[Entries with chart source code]
::::::::
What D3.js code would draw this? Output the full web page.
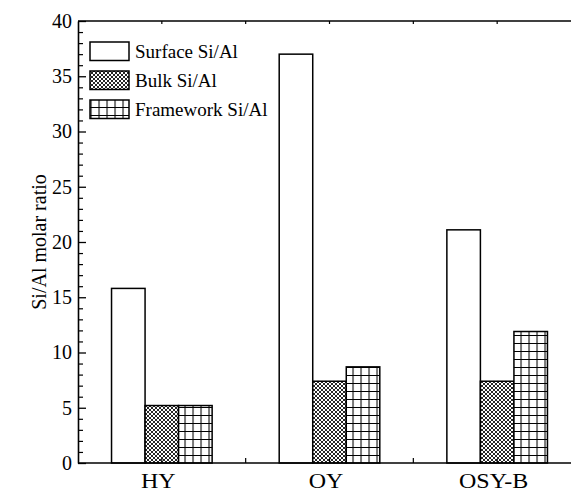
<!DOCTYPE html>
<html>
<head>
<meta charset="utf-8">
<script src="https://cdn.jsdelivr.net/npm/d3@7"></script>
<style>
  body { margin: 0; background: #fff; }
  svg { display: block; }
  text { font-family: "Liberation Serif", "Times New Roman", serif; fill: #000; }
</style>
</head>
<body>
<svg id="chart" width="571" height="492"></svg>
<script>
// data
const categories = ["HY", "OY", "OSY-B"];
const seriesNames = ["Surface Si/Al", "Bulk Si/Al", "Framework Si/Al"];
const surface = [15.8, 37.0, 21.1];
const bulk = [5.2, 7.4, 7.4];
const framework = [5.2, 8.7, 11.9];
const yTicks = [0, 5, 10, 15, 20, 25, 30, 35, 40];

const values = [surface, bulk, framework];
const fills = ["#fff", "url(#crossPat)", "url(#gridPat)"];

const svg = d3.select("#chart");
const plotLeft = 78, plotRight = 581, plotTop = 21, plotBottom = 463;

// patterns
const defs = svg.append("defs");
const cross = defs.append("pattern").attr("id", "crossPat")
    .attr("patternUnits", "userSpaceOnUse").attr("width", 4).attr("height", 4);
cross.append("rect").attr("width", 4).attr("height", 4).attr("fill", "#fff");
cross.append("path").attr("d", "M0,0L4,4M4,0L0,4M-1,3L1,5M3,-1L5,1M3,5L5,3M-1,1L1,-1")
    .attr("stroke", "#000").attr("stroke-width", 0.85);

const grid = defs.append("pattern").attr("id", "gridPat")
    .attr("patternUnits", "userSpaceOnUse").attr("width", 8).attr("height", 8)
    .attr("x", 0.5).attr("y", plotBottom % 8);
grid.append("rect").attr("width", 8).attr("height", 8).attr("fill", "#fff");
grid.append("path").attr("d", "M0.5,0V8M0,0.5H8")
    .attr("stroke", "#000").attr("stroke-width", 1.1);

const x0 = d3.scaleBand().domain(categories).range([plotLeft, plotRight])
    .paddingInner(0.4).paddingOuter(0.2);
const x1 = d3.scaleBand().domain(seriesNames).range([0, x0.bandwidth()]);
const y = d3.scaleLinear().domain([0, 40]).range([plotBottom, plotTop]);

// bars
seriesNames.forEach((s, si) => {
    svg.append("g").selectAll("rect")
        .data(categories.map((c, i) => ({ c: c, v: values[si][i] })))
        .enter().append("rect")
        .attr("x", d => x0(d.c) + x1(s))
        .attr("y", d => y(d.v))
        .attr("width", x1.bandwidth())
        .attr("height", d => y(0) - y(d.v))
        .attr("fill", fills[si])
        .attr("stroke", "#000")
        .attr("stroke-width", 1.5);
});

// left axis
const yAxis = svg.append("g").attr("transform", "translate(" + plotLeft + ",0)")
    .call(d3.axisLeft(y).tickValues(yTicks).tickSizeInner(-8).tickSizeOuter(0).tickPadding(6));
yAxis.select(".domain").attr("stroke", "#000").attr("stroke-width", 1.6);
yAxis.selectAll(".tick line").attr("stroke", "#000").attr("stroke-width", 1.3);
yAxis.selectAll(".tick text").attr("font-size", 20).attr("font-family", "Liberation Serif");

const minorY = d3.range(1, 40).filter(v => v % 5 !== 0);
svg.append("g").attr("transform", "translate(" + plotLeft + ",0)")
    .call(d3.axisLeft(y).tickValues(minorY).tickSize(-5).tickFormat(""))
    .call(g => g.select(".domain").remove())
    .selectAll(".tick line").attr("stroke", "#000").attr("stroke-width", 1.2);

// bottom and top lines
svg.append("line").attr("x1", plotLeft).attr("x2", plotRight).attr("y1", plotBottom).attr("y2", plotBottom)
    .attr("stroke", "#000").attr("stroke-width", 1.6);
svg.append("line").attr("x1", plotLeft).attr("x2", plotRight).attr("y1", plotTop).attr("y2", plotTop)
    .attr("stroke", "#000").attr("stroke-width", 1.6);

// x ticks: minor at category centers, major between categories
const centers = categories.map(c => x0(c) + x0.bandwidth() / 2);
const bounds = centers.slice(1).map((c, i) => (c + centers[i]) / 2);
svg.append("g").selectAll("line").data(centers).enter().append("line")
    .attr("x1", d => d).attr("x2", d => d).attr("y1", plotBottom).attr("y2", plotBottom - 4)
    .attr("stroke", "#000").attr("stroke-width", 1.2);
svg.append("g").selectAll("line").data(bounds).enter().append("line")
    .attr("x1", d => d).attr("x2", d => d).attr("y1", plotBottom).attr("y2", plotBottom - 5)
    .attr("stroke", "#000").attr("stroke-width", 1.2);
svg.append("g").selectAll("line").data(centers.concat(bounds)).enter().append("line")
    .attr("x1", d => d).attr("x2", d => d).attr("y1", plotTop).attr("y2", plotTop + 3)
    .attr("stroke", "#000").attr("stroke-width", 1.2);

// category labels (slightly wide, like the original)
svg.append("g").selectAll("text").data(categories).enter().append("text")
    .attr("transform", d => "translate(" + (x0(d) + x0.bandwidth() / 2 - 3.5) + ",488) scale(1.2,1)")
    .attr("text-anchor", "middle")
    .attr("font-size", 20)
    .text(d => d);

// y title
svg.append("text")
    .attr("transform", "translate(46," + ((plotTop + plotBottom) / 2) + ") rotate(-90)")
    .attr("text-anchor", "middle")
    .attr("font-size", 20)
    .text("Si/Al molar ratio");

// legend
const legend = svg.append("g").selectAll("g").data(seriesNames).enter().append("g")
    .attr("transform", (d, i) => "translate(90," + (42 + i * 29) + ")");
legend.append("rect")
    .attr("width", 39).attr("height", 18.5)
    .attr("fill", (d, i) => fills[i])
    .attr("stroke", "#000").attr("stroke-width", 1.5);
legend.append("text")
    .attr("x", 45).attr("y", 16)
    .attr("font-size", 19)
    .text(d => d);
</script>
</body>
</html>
::::::::
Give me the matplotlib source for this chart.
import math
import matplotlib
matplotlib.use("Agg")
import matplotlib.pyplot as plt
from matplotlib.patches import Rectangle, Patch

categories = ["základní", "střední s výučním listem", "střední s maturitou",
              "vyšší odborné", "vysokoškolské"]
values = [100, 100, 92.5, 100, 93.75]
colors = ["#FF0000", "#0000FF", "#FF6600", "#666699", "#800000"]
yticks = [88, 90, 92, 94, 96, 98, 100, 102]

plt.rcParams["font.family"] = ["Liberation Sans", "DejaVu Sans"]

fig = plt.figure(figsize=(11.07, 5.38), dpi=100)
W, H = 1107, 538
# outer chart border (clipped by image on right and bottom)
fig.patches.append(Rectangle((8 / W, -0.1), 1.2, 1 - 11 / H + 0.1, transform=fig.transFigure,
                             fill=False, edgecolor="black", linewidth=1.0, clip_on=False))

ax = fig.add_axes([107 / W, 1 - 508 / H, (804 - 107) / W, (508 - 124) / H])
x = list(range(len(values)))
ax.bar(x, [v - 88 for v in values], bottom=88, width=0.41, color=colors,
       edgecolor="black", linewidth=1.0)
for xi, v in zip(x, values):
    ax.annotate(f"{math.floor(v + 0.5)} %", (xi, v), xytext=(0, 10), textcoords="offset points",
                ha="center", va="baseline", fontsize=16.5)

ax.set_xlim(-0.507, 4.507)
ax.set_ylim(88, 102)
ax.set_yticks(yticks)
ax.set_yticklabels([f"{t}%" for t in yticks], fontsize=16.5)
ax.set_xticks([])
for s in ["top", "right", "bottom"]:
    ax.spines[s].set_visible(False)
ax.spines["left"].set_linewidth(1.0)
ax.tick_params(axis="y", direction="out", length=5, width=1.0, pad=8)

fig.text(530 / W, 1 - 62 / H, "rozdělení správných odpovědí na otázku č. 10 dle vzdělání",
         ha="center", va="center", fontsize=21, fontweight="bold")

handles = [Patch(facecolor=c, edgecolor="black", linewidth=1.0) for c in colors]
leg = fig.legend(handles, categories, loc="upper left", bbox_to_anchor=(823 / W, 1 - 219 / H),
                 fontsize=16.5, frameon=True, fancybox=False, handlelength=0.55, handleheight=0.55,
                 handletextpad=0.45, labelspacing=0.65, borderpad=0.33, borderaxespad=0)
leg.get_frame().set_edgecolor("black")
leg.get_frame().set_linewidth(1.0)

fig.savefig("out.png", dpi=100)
::::::::
Aim of the task: Leave the pictures out and copy exactly the lines from the one with "What D3.js code" to the one with "const plotLeft = 78, plotRight", both included.

Response to the task:
What D3.js code would draw this? Output the full web page.
<!DOCTYPE html>
<html>
<head>
<meta charset="utf-8">
<script src="https://cdn.jsdelivr.net/npm/d3@7"></script>
<style>
  body { margin: 0; background: #fff; }
  svg { display: block; }
  text { font-family: "Liberation Serif", "Times New Roman", serif; fill: #000; }
</style>
</head>
<body>
<svg id="chart" width="571" height="492"></svg>
<script>
// data
const categories = ["HY", "OY", "OSY-B"];
const seriesNames = ["Surface Si/Al", "Bulk Si/Al", "Framework Si/Al"];
const surface = [15.8, 37.0, 21.1];
const bulk = [5.2, 7.4, 7.4];
const framework = [5.2, 8.7, 11.9];
const yTicks = [0, 5, 10, 15, 20, 25, 30, 35, 40];

const values = [surface, bulk, framework];
const fills = ["#fff", "url(#crossPat)", "url(#gridPat)"];

const svg = d3.select("#chart");
const plotLeft = 78, plotRight = 581, plotTop = 21, plotBottom = 463;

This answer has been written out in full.